Burberry soars high in Asia

Luxury fashion house Burberry continues to perform strongly with revenue surging up 21 per cent to £574m during the third quarter.

The surge in sales has been led by Asia which drove the brand’s revenue up 36 per cent over the three months to December 31. Its retail revenue in Europe rose 20 per cent.

“We are very pleased. We think it was a strong performance during a key period. Softer markets were southern Europe and Korea. We are now up against very strong competition and the comparables are growing more difficult to beat each period but we are pleased with the performance,” said CFO Stacey Cartwright.

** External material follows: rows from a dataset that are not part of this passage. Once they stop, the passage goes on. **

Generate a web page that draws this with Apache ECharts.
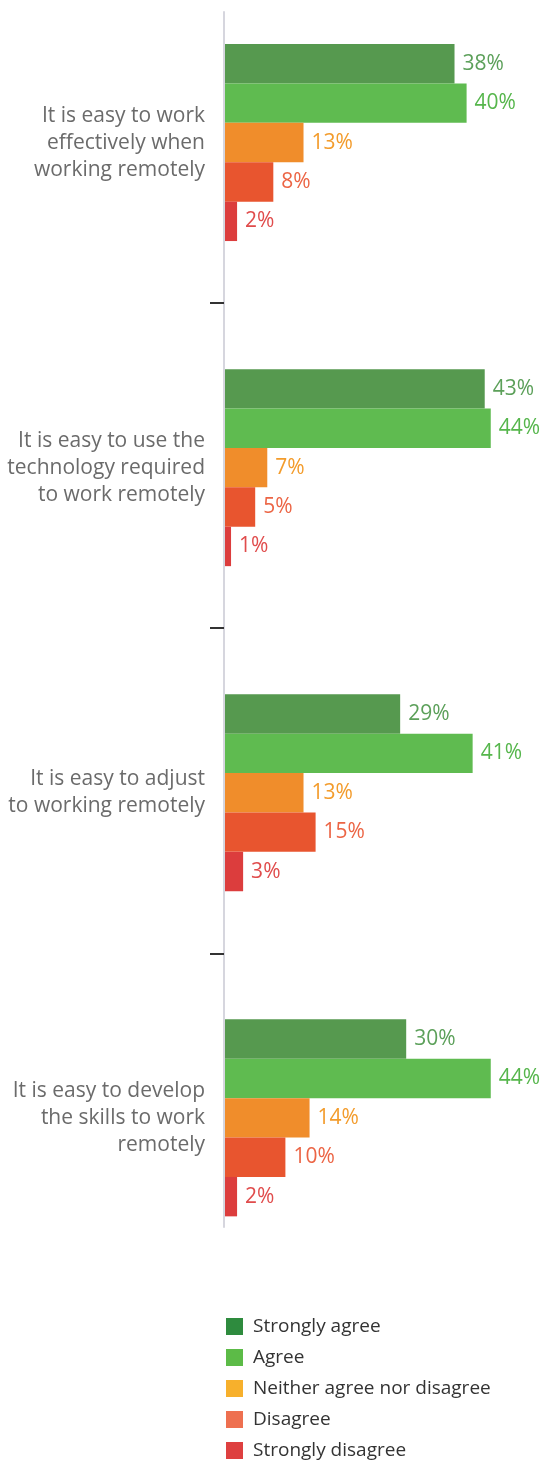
<!DOCTYPE html>
<html>
<head>
<meta charset="utf-8">
<script src="https://cdn.jsdelivr.net/npm/echarts@6/dist/echarts.min.js"></script>
<style>
    html, body { margin: 0; padding: 0; background: #fff; }
    #chart { width: 546px; height: 1461px; }
</style>
</head>
<body>
<div id="chart"></div>
<script>
// Survey statements (top to bottom)
const categories = [
    'It is easy to work\neffectively when\nworking remotely',
    'It is easy to use the\ntechnology required\nto work remotely',
    'It is easy to adjust\nto working remotely',
    'It is easy to develop\nthe skills to work\nremotely'
];
const seriesNames = ['Strongly agree', 'Agree', 'Neither agree nor disagree', 'Disagree', 'Strongly disagree'];

// Percentages per answer
const stronglyAgree = [38, 43, 29, 30];
const agree = [40, 44, 41, 44];
const neither = [13, 7, 13, 14];
const disagree = [8, 5, 15, 10];
const stronglyDisagree = [2, 1, 3, 2];

const BAR_COLORS = ['#56994f', '#5fbb50', '#f08d2b', '#e8552f', '#dc3d3d'];
const LABEL_COLORS = ['#5ca05a', '#56b64c', '#f39c2c', '#ec6545', '#e04c4c'];
const LEGEND_COLORS = ['#2e8b3e', '#5cbb47', '#f7b02c', '#ee7050', '#de4040'];
const FONT = '"Open Sans", "Noto Sans", sans-serif';

/* Band layout: groups are ~325px apart, first band starts just above the page. */
const BAND = 325.1;
const GRID_TOP = -20;

let chart = echarts.init(document.getElementById('chart'));

let values = [stronglyAgree, agree, neither, disagree, stronglyDisagree];
let series = values.map(function (data, i) {
    return {
        name: seriesNames[i],
        type: 'bar',
        data: data,
        barWidth: 39.4,
        barGap: 0,
        itemStyle: { color: BAR_COLORS[i] },
        label: {
            show: true,
            position: 'right',
            distance: 8,
            formatter: '{c}%',
            color: LABEL_COLORS[i],
            fontFamily: FONT,
            fontSize: 21
        }
    };
});

let option = {
    animation: false,
    textStyle: { fontFamily: FONT },
    legend: {
        orient: 'vertical',
        left: 226,
        top: 1317,
        height: 200,
        padding: 0,
        icon: 'rect',
        itemWidth: 17,
        itemHeight: 17,
        itemGap: 12,
        selectedMode: false,
        textStyle: {
            color: '#333',
            fontFamily: FONT,
            fontSize: 19,
            lineHeight: 17,
            padding: [0, 0, 0, 5]
        },
        data: seriesNames.map(function (name, i) {
            return { name: name, itemStyle: { color: LEGEND_COLORS[i] } };
        })
    },
    grid: [
        // bars
        { left: 225, right: 19, top: GRID_TOP, height: BAND * 4, outerBoundsMode: 'none', containLabel: false },
        // visible axis line
        { left: 224, width: 10, top: 12, height: 1215, outerBoundsMode: 'none' },
        // separator ticks between groups
        { left: 224, width: 10, top: GRID_TOP + BAND - 2, height: BAND * 2, outerBoundsMode: 'none' }
    ],
    xAxis: [
        { gridIndex: 0, type: 'value', min: 0, max: 50, show: false },
        { gridIndex: 1, type: 'value', show: false },
        { gridIndex: 2, type: 'value', show: false }
    ],
    yAxis: [
        {
            gridIndex: 0,
            type: 'category',
            inverse: true,
            data: categories,
            axisLine: { show: false },
            axisTick: { show: false },
            axisLabel: {
                margin: 20,
                color: '#6b6b6b',
                fontFamily: FONT,
                fontSize: 21,
                lineHeight: 27,
                align: 'right'
            }
        },
        {
            gridIndex: 1,
            type: 'value',
            axisLine: { show: true, lineStyle: { color: '#d6d6de', width: 2 } },
            axisTick: { show: false },
            axisLabel: { show: false },
            splitLine: { show: false }
        },
        {
            gridIndex: 2,
            type: 'category',
            data: ['', ''],
            axisLine: { show: false },
            axisTick: { show: true, length: 14, lineStyle: { color: '#333', width: 2 } },
            axisLabel: { show: false },
            splitLine: { show: false }
        }
    ],
    series: series
};

chart.setOption(option);

window.addEventListener('resize', function () {
    chart.resize();
});
</script>
</body>
</html>
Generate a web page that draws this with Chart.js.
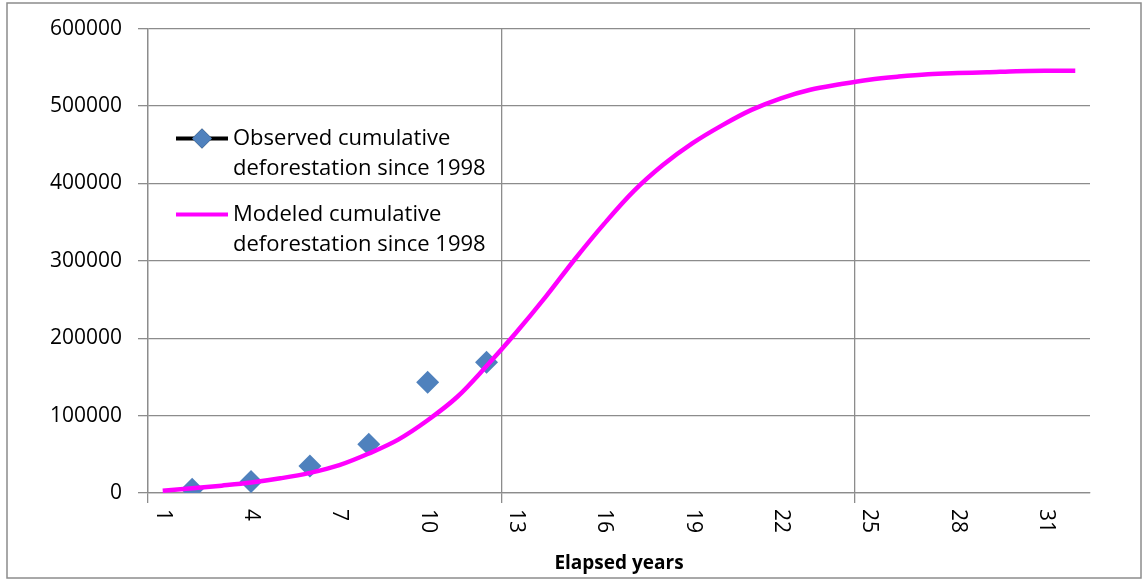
<!DOCTYPE html>
<html>
<head>
<meta charset="utf-8">
<script src="https://cdn.jsdelivr.net/npm/chart.js@4.4.1/dist/chart.umd.min.js"></script>
<style>
  html, body { margin: 0; padding: 0; background: #fff; }
  #wrap { width: 1143px; height: 581px; position: relative; }
</style>
</head>
<body>
<div id="wrap"><canvas id="myChart"></canvas></div>
<script>
// Años transcurridos (categorías del eje X)
const years = ['1', '2', '3', '4', '5', '6', '7', '8', '9', '10', '11', '12', '13', '14', '15', '16',
               '17', '18', '19', '20', '21', '22', '23', '24', '25', '26', '27', '28', '29', '30', '31', '32'];

// Deforestación acumulada observada (solo años pares)
const observed = [null, 5000, null, 15000, null, 35000, null, 63000, null, 143000, null, 169000,
                  null, null, null, null, null, null, null, null, null, null, null, null,
                  null, null, null, null, null, null, null, null];

// Deforestación acumulada modelada
const modeled = [3000, 6000, 9500, 13500, 19000, 26000, 36000, 51000, 69000, 94000, 124000, 164000,
                 207000, 253000, 302000, 348000, 390000, 424000, 452000, 475000, 495000, 510000, 521000, 528000,
                 534000, 538000, 541000, 542500, 543500, 545000, 545500, 545500];

// Textos de la leyenda y del eje
const observedLabel = ['Observed cumulative', 'deforestation since 1998'];
const modeledLabel = ['Modeled cumulative', 'deforestation since 1998'];
const xTitle = 'Elapsed years';

const gridGray = '#8c8c8c';
const fontFamily = "'Open Sans', sans-serif";

// Marco blanco con borde gris alrededor del gráfico
const framePlugin = {
    id: 'frame',
    beforeDraw(chart) {
        const ctx = chart.ctx;
        ctx.save();
        ctx.fillStyle = '#fff';
        ctx.fillRect(0, 0, chart.width, chart.height);
        ctx.strokeStyle = gridGray;
        ctx.lineWidth = 1.5;
        ctx.strokeRect(7, 3, chart.width - 9, chart.height - 6);
        ctx.restore();
    }
};

// Etiquetas del eje X giradas en sentido horario (cada 3 años)
const xLabelsPlugin = {
    id: 'xLabels',
    afterDraw(chart) {
        const ctx = chart.ctx;
        const scale = chart.scales.x;
        ctx.save();
        ctx.font = '21px ' + fontFamily;
        ctx.fillStyle = '#000';
        ctx.textAlign = 'left';
        ctx.textBaseline = 'middle';
        years.forEach((label, i) => {
            if (i % 3 !== 0) return;
            const x = scale.getPixelForTick(i);
            ctx.save();
            ctx.translate(x, chart.chartArea.bottom + 16);
            ctx.rotate(Math.PI / 2);
            ctx.fillText(label, 0, 0);
            ctx.restore();
        });
        ctx.restore();
    }
};

// Leyenda dentro del área del gráfico, con textos de dos líneas
const legendPlugin = {
    id: 'innerLegend',
    afterDraw(chart) {
        const ctx = chart.ctx;
        const area = chart.chartArea;
        const items = [
            { ds: chart.data.datasets[0], text: observedLabel },
            { ds: chart.data.datasets[1], text: modeledLabel }
        ];
        const x0 = area.left + 28;
        let y = area.top + 110;
        ctx.save();
        ctx.font = '22px ' + fontFamily;
        ctx.textBaseline = 'middle';
        ctx.textAlign = 'left';
        items.forEach(item => {
            ctx.strokeStyle = item.ds.borderColor;
            ctx.lineWidth = 4;
            ctx.beginPath();
            ctx.moveTo(x0, y);
            ctx.lineTo(x0 + 52, y);
            ctx.stroke();
            if (item.ds.pointRadius > 0) {
                Chart.helpers.drawPoint(ctx, {
                    pointStyle: 'rectRot',
                    radius: 10,
                    borderWidth: 0
                }, x0 + 26, y);
                ctx.fillStyle = item.ds.pointBackgroundColor;
                ctx.fill();
            }
            ctx.fillStyle = '#000';
            item.text.forEach((line, j) => {
                ctx.fillText(line, x0 + 57, y + j * 30);
            });
            y += 76;
        });
        ctx.restore();
    }
};

const ctx = document.getElementById('myChart').getContext('2d');

new Chart(ctx, {
    type: 'line',
    data: {
        labels: years,
        datasets: [{
            label: observedLabel.join(' '),
            data: observed,
            borderColor: '#000',
            borderWidth: 4,
            pointStyle: 'rectRot',
            pointRadius: 11.5,
            pointBackgroundColor: '#4f81bd',
            pointBorderColor: '#4f81bd',
            pointBorderWidth: 0,
            spanGaps: false,
            order: 1
        }, {
            label: modeledLabel.join(' '),
            data: modeled,
            borderColor: '#ff00ff',
            borderWidth: 4.5,
            pointRadius: 0,
            tension: 0.35,
            order: 0
        }]
    },
    options: {
        responsive: true,
        maintainAspectRatio: false,
        animation: false,
        layout: {
            padding: { top: 27, right: 53, left: 0, bottom: 0 }
        },
        plugins: {
            legend: { display: false },
            tooltip: { enabled: false }
        },
        scales: {
            x: {
                type: 'category',
                offset: true,
                afterFit(scale) { scale.height = 88; },
                grid: {
                    offset: true,
                    color: c => (c.index % 12 === 0 ? gridGray : 'rgba(0,0,0,0)'),
                    lineWidth: 1.3,
                    tickLength: 10,
                    drawTicks: true
                },
                border: { color: gridGray, width: 1.3 },
                ticks: { display: false },
                title: {
                    display: true,
                    text: xTitle,
                    color: '#000',
                    font: { family: fontFamily, size: 19, weight: 'bold' },
                    padding: { top: 0, bottom: 6 }
                }
            },
            y: {
                min: 0,
                max: 600000,
                afterFit(scale) { scale.width = 148; },
                grid: {
                    color: gridGray,
                    lineWidth: 1.3,
                    tickLength: 10
                },
                border: { color: gridGray, width: 1.3 },
                ticks: {
                    stepSize: 100000,
                    padding: 16,
                    color: '#000',
                    font: { family: fontFamily, size: 21 },
                    callback: v => String(v)
                }
            }
        }
    },
    plugins: [framePlugin, xLabelsPlugin, legendPlugin]
});
</script>
</body>
</html>
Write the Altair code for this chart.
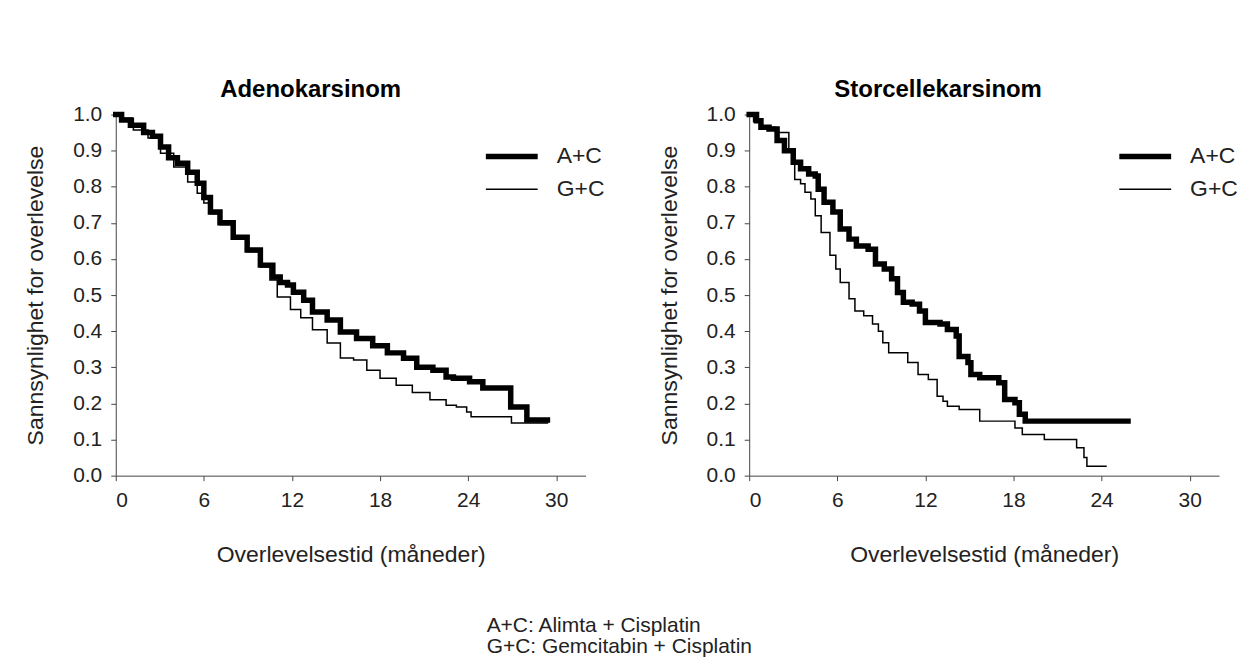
import altair as alt
import pandas as pd

FONT = "Liberation Sans"

# ---- data ----
arms = ["A+C", "G+C"]

adeno_ac_t = [0, 0.4, 1.0, 1.9, 2.5, 3.05, 3.6, 4.2, 4.9, 5.55, 6.0, 6.45, 7.1, 8.0, 8.95, 9.85, 10.7,
              11.2, 11.7, 12.1, 12.8, 13.4, 14.4, 15.3, 16.4, 17.5, 18.5, 19.6, 20.5, 21.6, 22.5, 23.0,
              24.1, 25.0, 26.9, 28.0, 29.4]
adeno_ac_s = [1.0, 0.985, 0.97, 0.95, 0.94, 0.91, 0.88, 0.865, 0.84, 0.81, 0.77, 0.73, 0.70, 0.66, 0.625,
              0.583, 0.55, 0.535, 0.528, 0.508, 0.486, 0.453, 0.431, 0.398, 0.38, 0.36, 0.34, 0.325,
              0.30, 0.292, 0.273, 0.27, 0.26, 0.243, 0.19, 0.154, 0.154]

adeno_gc_t = [0, 0.3, 1.2, 2.2, 3.05, 3.95, 4.9, 5.55, 6.0, 6.45, 7.1, 8.0, 8.95, 9.85, 10.5, 11.0, 11.9,
              12.6, 13.4, 14.4, 15.3, 16.2, 17.1, 18.0, 19.1, 20.2, 21.4, 22.5, 23.2, 23.9, 24.2, 26.95,
              29.4]
adeno_gc_s = [1.0, 0.99, 0.957, 0.935, 0.893, 0.855, 0.813, 0.782, 0.755, 0.725, 0.695, 0.655, 0.62,
              0.578, 0.542, 0.495, 0.46, 0.437, 0.404, 0.367, 0.326, 0.32, 0.292, 0.27, 0.25, 0.23,
              0.21, 0.195, 0.19, 0.176, 0.163, 0.146, 0.146]

large_ac_t = [0, 0.5, 0.8, 1.35, 1.9, 2.4, 3.0, 3.5, 4.05, 4.5, 4.7, 5.1, 5.7, 6.2, 6.8, 7.3, 8.1, 8.6,
              9.2, 9.7, 10.1, 10.5, 11.1, 11.6, 12.0, 13.0, 13.5, 14.1, 14.3, 14.9, 15.1, 15.7, 17.0,
              17.4, 18.1, 18.4, 18.8, 25.8]
large_ac_s = [1.0, 0.983, 0.965, 0.96, 0.928, 0.90, 0.868, 0.85, 0.835, 0.83, 0.793, 0.757, 0.73, 0.683,
              0.655, 0.636, 0.627, 0.586, 0.572, 0.545, 0.507, 0.48, 0.475, 0.456, 0.424, 0.42, 0.405,
              0.387, 0.33, 0.313, 0.28, 0.271, 0.257, 0.211, 0.202, 0.17, 0.151, 0.151]

large_gc_t = [0, 0.3, 0.8, 1.8, 2.7, 3.0, 3.1, 3.5, 3.8, 4.2, 4.5, 4.9, 5.5, 5.9, 6.2, 6.8, 7.2, 7.8,
              8.4, 8.8, 9.1, 9.5, 10.8, 11.5, 12.2, 12.8, 13.2, 13.5, 14.3, 15.7, 18.1, 18.6, 20.1,
              22.3, 22.8, 23.0, 24.3]
large_gc_s = [1.0, 0.98, 0.965, 0.95, 0.90, 0.868, 0.82, 0.808, 0.785, 0.766, 0.72, 0.673, 0.61, 0.572,
              0.535, 0.49, 0.456, 0.443, 0.42, 0.40, 0.368, 0.34, 0.313, 0.28, 0.266, 0.22, 0.206,
              0.192, 0.183, 0.151, 0.132, 0.114, 0.10, 0.077, 0.05, 0.026, 0.026]

x_ticks = [0, 6, 12, 18, 24, 30]
y_ticks = [0.0, 0.1, 0.2, 0.3, 0.4, 0.5, 0.6, 0.7, 0.8, 0.9, 1.0]
footnote = ["A+C: Alimta + Cisplatin", "G+C: Gemcitabin + Cisplatin"]


def frame(ac_t, ac_s, gc_t, gc_s):
    a = pd.DataFrame({"t": ac_t, "s": ac_s, "arm": arms[0]})
    g = pd.DataFrame({"t": gc_t, "s": gc_s, "arm": arms[1]})
    return pd.concat([a, g], ignore_index=True)


def panel(df, title, title_dx):
    return alt.Chart(df, title=alt.TitleParams(
        title, font=FONT, fontSize=24, fontWeight="bold", color="black", offset=2,
        frame="bounds", anchor="middle", dx=title_dx
    )).mark_line(interpolate="step-after", color="black", strokeCap="square").encode(
        x=alt.X("t:Q", scale=alt.Scale(domain=[0, 32], nice=False),
                axis=alt.Axis(values=x_ticks, title="Overlevelsestid (måneder)",
                              titlePadding=33, labelPadding=9)),
        y=alt.Y("s:Q", scale=alt.Scale(domain=[0, 1], nice=False),
                axis=alt.Axis(values=y_ticks, format=".1f",
                              title="Sannsynlighet for overlevelse",
                              titlePadding=25, labelPadding=9)),
        strokeWidth=alt.StrokeWidth(
            "arm:N", scale=alt.Scale(domain=arms, range=[5.5, 1.5]),
            legend=alt.Legend(title=None, orient="none", legendX=368, legendY=32,
                              symbolType="stroke", symbolSize=2700, symbolStrokeColor="black",
                              clipHeight=20, rowPadding=10, labelOffset=16, padding=0,
                              labelFont=FONT, labelFontSize=23, labelColor="#222")),
        detail="arm:N",
    ).properties(width=471, height=362)


left = panel(frame(adeno_ac_t, adeno_ac_s, adeno_gc_t, adeno_gc_s), "Adenokarsinom", -4)
right = panel(frame(large_ac_t, large_ac_s, large_gc_t, large_gc_s), "Storcellekarsinom", -10)

chart = alt.hconcat(left, right, spacing=53, title=alt.TitleParams(
    footnote, orient="bottom", anchor="start", align="left", dx=463, offset=49,
    font=FONT, fontSize=21, fontWeight="normal", color="#222", lineHeight=21
)).resolve_legend(strokeWidth="independent").resolve_scale(strokeWidth="independent").properties(
    padding={"left": 16, "top": 69, "right": 2, "bottom": 0}
).configure_view(stroke=None).configure_axis(
    grid=False, domainColor="#444", tickColor="#444", tickSize=5,
    labelFont=FONT, labelFontSize=21, labelColor="#222",
    titleFont=FONT, titleFontSize=23, titleFontWeight="normal", titleColor="#222"
)

chart.save("out.html", embed_options={"renderer": "svg", "actions": False})
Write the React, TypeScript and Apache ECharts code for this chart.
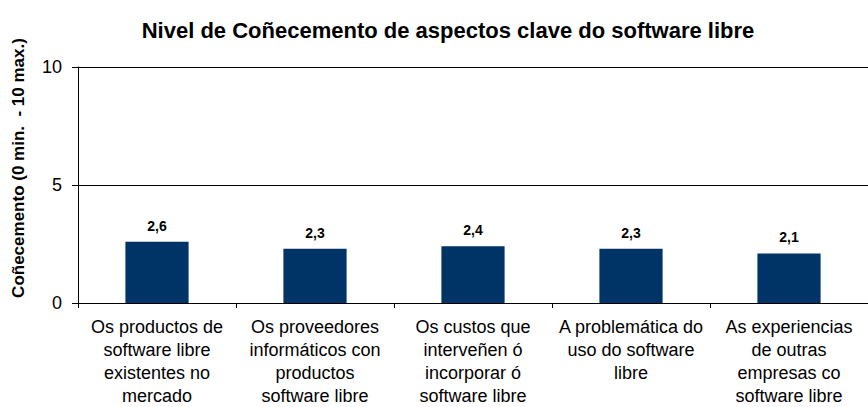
import React, { useEffect, useRef } from "react";
import * as echarts from "echarts";

const categories = [
  "Os productos de\nsoftware libre\nexistentes no\nmercado",
  "Os proveedores\ninformáticos con\nproductos\nsoftware libre",
  "Os custos que\ninterveñen ó\nincorporar ó\nsoftware libre",
  "A problemática do\nuso do software\nlibre",
  "As experiencias\nde outras\nempresas co\nsoftware libre",
];
const values = [2.6, 2.3, 2.4, 2.3, 2.1];
const titleText = "Nivel de Coñecemento de aspectos clave do software libre";
const yName = "Coñecemento (0 min.  - 10 max.)";

export default function App() {
  const ref = useRef<HTMLDivElement>(null);
  useEffect(() => {
    const chart = echarts.init(ref.current!, null, { renderer: "svg" });
    chart.setOption({
      animation: false,
      title: {
        text: titleText,
        left: 443,
        textAlign: "center",
        top: 14,
        textStyle: { fontFamily: "Liberation Sans", fontWeight: "bold", fontSize: 22, color: "#000" },
      },
      graphic: [
        {
          type: "text",
          x: 18,
          y: 168,
          rotation: Math.PI / 2,
          style: {
            text: yName,
            align: "center",
            verticalAlign: "middle",
            fontFamily: "Liberation Sans",
            fontWeight: "bold",
            fontSize: 17,
            fill: "#000",
          },
        },
      ],
      grid: { left: 78, top: 67, width: 793, height: 238, containLabel: false },
      xAxis: {
        type: "category",
        data: categories,
        axisLine: { lineStyle: { color: "#000" } },
        axisTick: { show: true, length: 5, lineStyle: { color: "#000" } },
        axisLabel: {
          interval: 0,
          margin: 12,
          color: "#000",
          fontFamily: "Liberation Sans",
          fontSize: 18,
          lineHeight: 23,
        },
      },
      yAxis: {
        type: "value",
        min: 0,
        max: 10,
        interval: 5,
        axisLine: { show: true, lineStyle: { color: "#000" } },
        axisTick: { show: true, length: 6, lineStyle: { color: "#000" } },
        splitLine: { show: true, lineStyle: { color: "#000", width: 1 } },
        axisLabel: { color: "#000", fontFamily: "Liberation Sans", fontSize: 18, margin: 16 },
      },
      series: [
        {
          type: "bar",
          data: values,
          barWidth: "40%",
          itemStyle: { color: "#003366" },
          label: {
            show: true,
            position: "top",
            distance: 9,
            formatter: (p: any) => String(p.value).replace(".", ","),
            fontFamily: "Liberation Sans",
            fontWeight: "bold",
            fontSize: 14,
            color: "#000",
          },
        },
      ],
    });
    return () => chart.dispose();
  }, []);
  return <div ref={ref} style={{ width: 868, height: 407, position: "absolute", left: 0, top: 0 }} />;
}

While enjoying a strong sales in Asia and northern Europe, Burberry faced weaker sales in the US where it grew just four per cent.

“The low number (in the US market) was due to planned rationalisations of wholesale channels, and comparable mainline store sales growth was in the high single digits, with good growth momentum at key department store partners,” analysts at UBS said.

Burberry’s biggest hit items were coats, leather bags, knitwear, men’s accessories and aftershave.

Apart from Asia and northern Europe, Burberry also sees strong performance in Paris where it launched a new flagship store. Sao Paulo in Brazil is also a profitable market for the luxury brand.

In its home country, Burberry plans to open a new store in Regent St prior to the London Olympics, set to be its largest in the world.

“Burberry has delivered another strong performance, with a 21 per cent increase in revenue in this important third quarter. Looking ahead, we remain focused on executing our proven core strategies to achieve long-term sustainable growth, while staying mindful of the challenging macro environment,” said CEO Angela Ahrendts.

As of end of last year, Burberry had 189 stores and 208 concessions.